Retype all material exactly. Pictures stay out of the copy.

☆ ☆ ☆ ☆ ☆

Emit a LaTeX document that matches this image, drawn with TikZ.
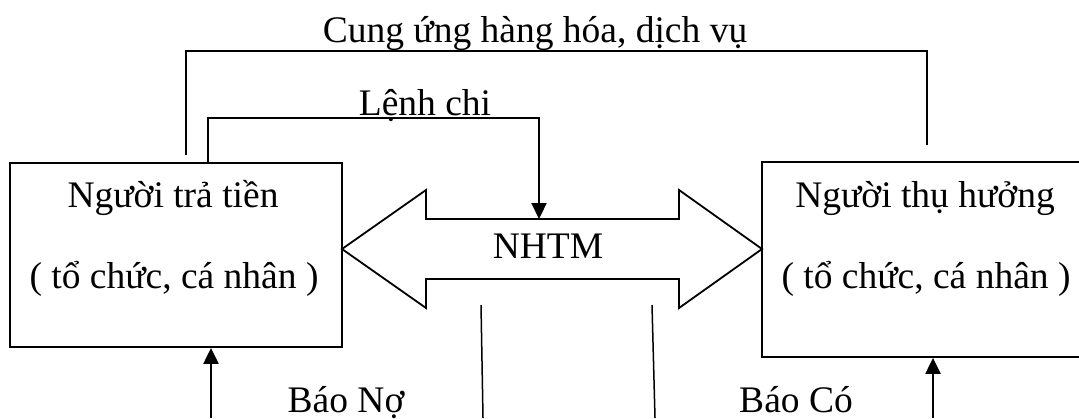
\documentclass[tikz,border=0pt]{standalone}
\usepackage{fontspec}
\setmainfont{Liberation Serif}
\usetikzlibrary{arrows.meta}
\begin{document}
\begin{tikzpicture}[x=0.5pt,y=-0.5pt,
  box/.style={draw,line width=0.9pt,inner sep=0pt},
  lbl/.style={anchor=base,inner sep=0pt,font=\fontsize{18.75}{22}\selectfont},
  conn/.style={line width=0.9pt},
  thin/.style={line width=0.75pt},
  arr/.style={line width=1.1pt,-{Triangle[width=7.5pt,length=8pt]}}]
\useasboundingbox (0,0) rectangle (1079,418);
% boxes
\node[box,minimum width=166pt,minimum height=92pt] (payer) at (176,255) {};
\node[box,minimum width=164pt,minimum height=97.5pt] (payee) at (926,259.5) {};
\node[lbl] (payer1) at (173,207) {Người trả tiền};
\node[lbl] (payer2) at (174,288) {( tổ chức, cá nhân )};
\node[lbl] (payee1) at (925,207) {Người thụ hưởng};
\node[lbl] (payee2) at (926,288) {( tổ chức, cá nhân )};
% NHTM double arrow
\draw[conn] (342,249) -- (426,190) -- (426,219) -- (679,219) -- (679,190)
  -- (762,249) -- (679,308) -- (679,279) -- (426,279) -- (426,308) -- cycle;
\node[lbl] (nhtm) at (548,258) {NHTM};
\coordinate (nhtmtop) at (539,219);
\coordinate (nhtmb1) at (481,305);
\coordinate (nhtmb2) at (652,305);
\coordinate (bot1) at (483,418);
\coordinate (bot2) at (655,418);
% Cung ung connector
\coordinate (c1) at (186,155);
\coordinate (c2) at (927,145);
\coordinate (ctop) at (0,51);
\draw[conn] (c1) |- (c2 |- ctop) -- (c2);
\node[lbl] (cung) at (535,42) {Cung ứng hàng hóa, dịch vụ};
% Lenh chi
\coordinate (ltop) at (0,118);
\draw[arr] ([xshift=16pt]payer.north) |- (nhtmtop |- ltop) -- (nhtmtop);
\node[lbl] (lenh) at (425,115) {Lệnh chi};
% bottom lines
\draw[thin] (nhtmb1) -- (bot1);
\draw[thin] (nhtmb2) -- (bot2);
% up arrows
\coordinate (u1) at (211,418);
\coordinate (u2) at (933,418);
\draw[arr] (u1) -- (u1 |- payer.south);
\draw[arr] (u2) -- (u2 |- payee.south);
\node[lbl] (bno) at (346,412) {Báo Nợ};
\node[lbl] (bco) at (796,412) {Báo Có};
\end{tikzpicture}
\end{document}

☆ ☆ ☆ ☆ ☆

◆ **RESPONSE TO THE TASK**:
Emit a LaTeX document that matches this image, drawn with TikZ.
\documentclass[tikz,border=0pt]{standalone}
\usepackage{fontspec}
\setmainfont{Liberation Serif}
\usetikzlibrary{arrows.meta}
\begin{document}
\begin{tikzpicture}[x=0.5pt,y=-0.5pt,
  box/.style={draw,line width=0.9pt,inner sep=0pt},
  lbl/.style={anchor=base,inner sep=0pt,font=\fontsize{18.75}{22}\selectfont},
  conn/.style={line width=0.9pt},
  thin/.style={line width=0.75pt},
  arr/.style={line width=1.1pt,-{Triangle[width=7.5pt,length=8pt]}}]
\useasboundingbox (0,0) rectangle (1079,418);
% boxes
\node[box,minimum width=166pt,minimum height=92pt] (payer) at (176,255) {};
\node[box,minimum width=164pt,minimum height=97.5pt] (payee) at (926,259.5) {};
\node[lbl] (payer1) at (173,207) {Người trả tiền};
\node[lbl] (payer2) at (174,288) {( tổ chức, cá nhân )};
\node[lbl] (payee1) at (925,207) {Người thụ hưởng};
\node[lbl] (payee2) at (926,288) {( tổ chức, cá nhân )};
% NHTM double arrow
\draw[conn] (342,249) -- (426,190) -- (426,219) -- (679,219) -- (679,190)
  -- (762,249) -- (679,308) -- (679,279) -- (426,279) -- (426,308) -- cycle;
\node[lbl] (nhtm) at (548,258) {NHTM};
\coordinate (nhtmtop) at (539,219);
\coordinate (nhtmb1) at (481,305);
\coordinate (nhtmb2) at (652,305);
\coordinate (bot1) at (483,418);
\coordinate (bot2) at (655,418);
% Cung ung connector
\coordinate (c1) at (186,155);
\coordinate (c2) at (927,145);
\coordinate (ctop) at (0,51);
\draw[conn] (c1) |- (c2 |- ctop) -- (c2);
\node[lbl] (cung) at (535,42) {Cung ứng hàng hóa, dịch vụ};
% Lenh chi
\coordinate (ltop) at (0,118);
\draw[arr] ([xshift=16pt]payer.north) |- (nhtmtop |- ltop) -- (nhtmtop);
\node[lbl] (lenh) at (425,115) {Lệnh chi};
% bottom lines
\draw[thin] (nhtmb1) -- (bot1);
\draw[thin] (nhtmb2) -- (bot2);
% up arrows
\coordinate (u1) at (211,418);
\coordinate (u2) at (933,418);
\draw[arr] (u1) -- (u1 |- payer.south);
\draw[arr] (u2) -- (u2 |- payee.south);
\node[lbl] (bno) at (346,412) {Báo Nợ};
\node[lbl] (bco) at (796,412) {Báo Có};
\end{tikzpicture}
\end{document}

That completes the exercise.